Real safety requires targeting the adults who profit — not the low-risk people on the registry who haven’t harmed anyone in decades. Traffickers, pimps, organized networks, predatory motels, and online recruiters thrive precisely because the city directs its resources elsewhere. Shifting even a fraction of the money spent on registry enforcement toward real-world interdiction would transform the landscape overnight.

And real safety means being honest about the scale of institutional failure. Any city that pays $4 billion to settle sexual-abuse claims against its own employees should be leading the nation in transparency, accountability, and protection — not cutting the very units designed to prevent further harm.

These are not abstract ideas. They are the fundamentals of protecting children. Los Angeles knows this. It simply refuses to do it.


VIII. The Real Question: Why Does Los Angeles Choose Illusion Over Protection?

When you place all the facts side by side, a devastating through-line emerges:

  • The government abused thousands of children and adults.
  • It agreed to pay $4 billion to settle the damage.
  • It cut the only unit designed to stop real-world sexual exploitation.
  • It left an entire trafficking corridor with one detective.
  • It spends millions annually on a registry that does not protect the children who are actually at risk.
  • And it sells the public a narrative of safety that collapses under the lightest scrutiny.

Why?

Because protecting real children is expensive. Because confronting systemic failures is politically dangerous. Because fixing foster care is overwhelming. Because dismantling trafficking networks takes years, coordination, and public accountability.

But maintaining a registry is simple. It’s symbolic. It’s visible. It’s easy to explain in a campaign ad. It requires no institutional reform or introspection. And it directs public fear toward people who are politically safe to target.

The registry exists not because it prevents harm, but because it absorbs blame.

Every red dot is an invitation to ignore what’s happening on Figueroa Street. Every compliance check is a distraction from the county’s own abuse scandals. Every restriction placed on a low-risk adult is a substitute for confronting the systems where real harm occurs.

The red dots are not a safety tool.They are a shield for failed institutions.
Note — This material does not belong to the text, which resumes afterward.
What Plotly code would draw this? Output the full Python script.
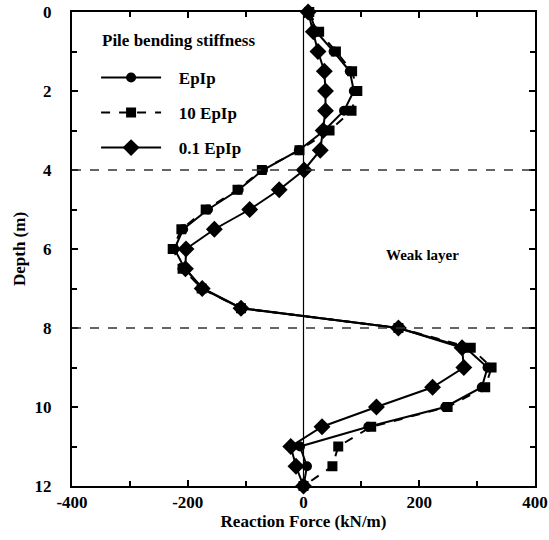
import plotly.graph_objects as go

depth = [0, 0.5, 1, 1.5, 2, 2.5, 3, 3.5, 4, 4.5, 5, 5.5, 6, 6.5, 7, 7.5,
         8, 8.5, 9, 9.5, 10, 10.5, 11, 11.5, 12]

force_epip = [10, 22, 52, 80, 87, 70, 36, -8, -70, -112, -165, -208, -223,
              -205, -174, -107, 164, 280, 318, 308, 245, 112, -6, 6, 0]
force_10epip = [10, 27, 56, 84, 93, 83, 45, -7, -72, -114, -169, -211, -226,
                -209, -176, -108, 164, 289, 325, 314, 249, 117, 60, 50, 0]
force_01epip = [8, 17, 25, 36, 38, 38, 34, 29, 1, -42, -93, -154, -203,
                -204, -175, -108, 164, 274, 277, 223, 126, 32, -22, -13, 0]

series_names = ["EpIp", "10 EpIp", "0.1 EpIp"]
layer_bounds = [4, 8]
x_tickvals = [-400, -200, 0, 200, 400]
x_ticktext = ["-400", "-200", "0", "200", "400"]
y_tickvals = [0, 2, 4, 6, 8, 10, 12]

FONT = "Liberation Serif"
NB = "\u00a0"

fig = go.Figure()
styles = [
    dict(symbol="circle", size=10, dash="solid"),
    dict(symbol="square", size=10, dash="dash"),
    dict(symbol="diamond", size=13, dash="solid"),
]
for name, vals, st, grp in zip(series_names,
                               [force_epip, force_10epip, force_01epip],
                               styles, ["a", "b", "c"]):
    fig.add_trace(go.Scatter(
        x=vals, y=depth, name=NB * 3 + name, mode="lines+markers",
        legendgroup=grp, cliponaxis=False,
        line=dict(color="black", width=2, dash=st["dash"]),
        marker=dict(symbol=st["symbol"], size=st["size"], color="black"),
    ))

for d in layer_bounds:
    fig.add_hline(y=d, line=dict(color="#333333", width=1.5, dash="dash"))
fig.add_vline(x=0, line=dict(color="black", width=1.2))

fig.add_annotation(x=205, y=6.15, text="Weak layer", showarrow=False,
                   font=dict(family=FONT, size=15, color="black", weight="bold"))
fig.add_annotation(x=0.061, y=0.94, xref="paper", yref="paper",
                   xanchor="left", yanchor="middle", showarrow=False,
                   text="Pile bending stiffness",
                   font=dict(family=FONT, size=17, color="black", weight="bold"))

axis_common = dict(
    showline=True, linecolor="black", linewidth=2, mirror="ticks",
    ticks="inside", ticklen=6, tickwidth=1.5, tickcolor="black",
    showgrid=False, zeroline=False, automargin=False,
    tickfont=dict(family=FONT, size=17, color="black", weight="bold"),
)
fig.update_xaxes(range=[-400, 400], tickvals=x_tickvals, ticktext=x_ticktext,
                 minor=dict(ticks="inside", ticklen=5, dtick=100,
                            tickcolor="black", tickwidth=1.5),
                 title=dict(text="Reaction Force (kN/m)", standoff=2,
                            font=dict(family=FONT, size=17, color="black",
                                      weight="bold")),
                 **axis_common)
fig.update_yaxes(range=[12, 0], tickvals=y_tickvals,
                 ticklabelstandoff=15,
                 minor=dict(ticks="inside", ticklen=5, dtick=1,
                            tickcolor="black", tickwidth=1.5),
                 title=dict(text="Depth (m)", standoff=5,
                            font=dict(family=FONT, size=17, color="black",
                                      weight="bold")),
                 **axis_common)

fig.update_layout(
    width=549, height=540,
    margin=dict(l=72, r=14, t=12, b=54),
    paper_bgcolor="white", plot_bgcolor="white",
    showlegend=True,
    legend=dict(
        x=0.052, y=0.899, xanchor="left", yanchor="top",
        bgcolor="rgba(0,0,0,0)",
        font=dict(family=FONT, size=17, color="black", weight="bold"),
        itemwidth=60, tracegroupgap=10,
    ),
)

fig.write_html(
    "out.html",
    config={"displayModeBar": False},
    post_script="document.body.style.margin='0';"
                "document.body.style.overflow='hidden';",
)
IX. The Bow: What Los Angeles Doesn’t Want You to See

If you take nothing else from this exposé, it should be this:

Los Angeles is not simply failing to protect children. It is actively choosing symbolic safety over real protection.

A county that approved a $4 billion settlement because its own employees abused thousands of people now claims it cannot afford five more investigators to protect exploited minors on a two-mile stretch of asphalt.

A city that disbanded its anti-trafficking unit invests millions in tracking people unlikely to harm anyone, because those people are easy political targets and the victims on Figueroa are not.

A city that knows exactly where children are being harmed chooses not to act, because doing so would require replacing performance with responsibility.

The children on Figueroa Street are not hidden. They are not imaginary. They are not statistical abstractions.

They are visible to anyone who bothers to look.

And that is the most damning fact of all.

“The registry did not fail Los Angeles. Los Angeles failed its children — and used the registry to hide it.”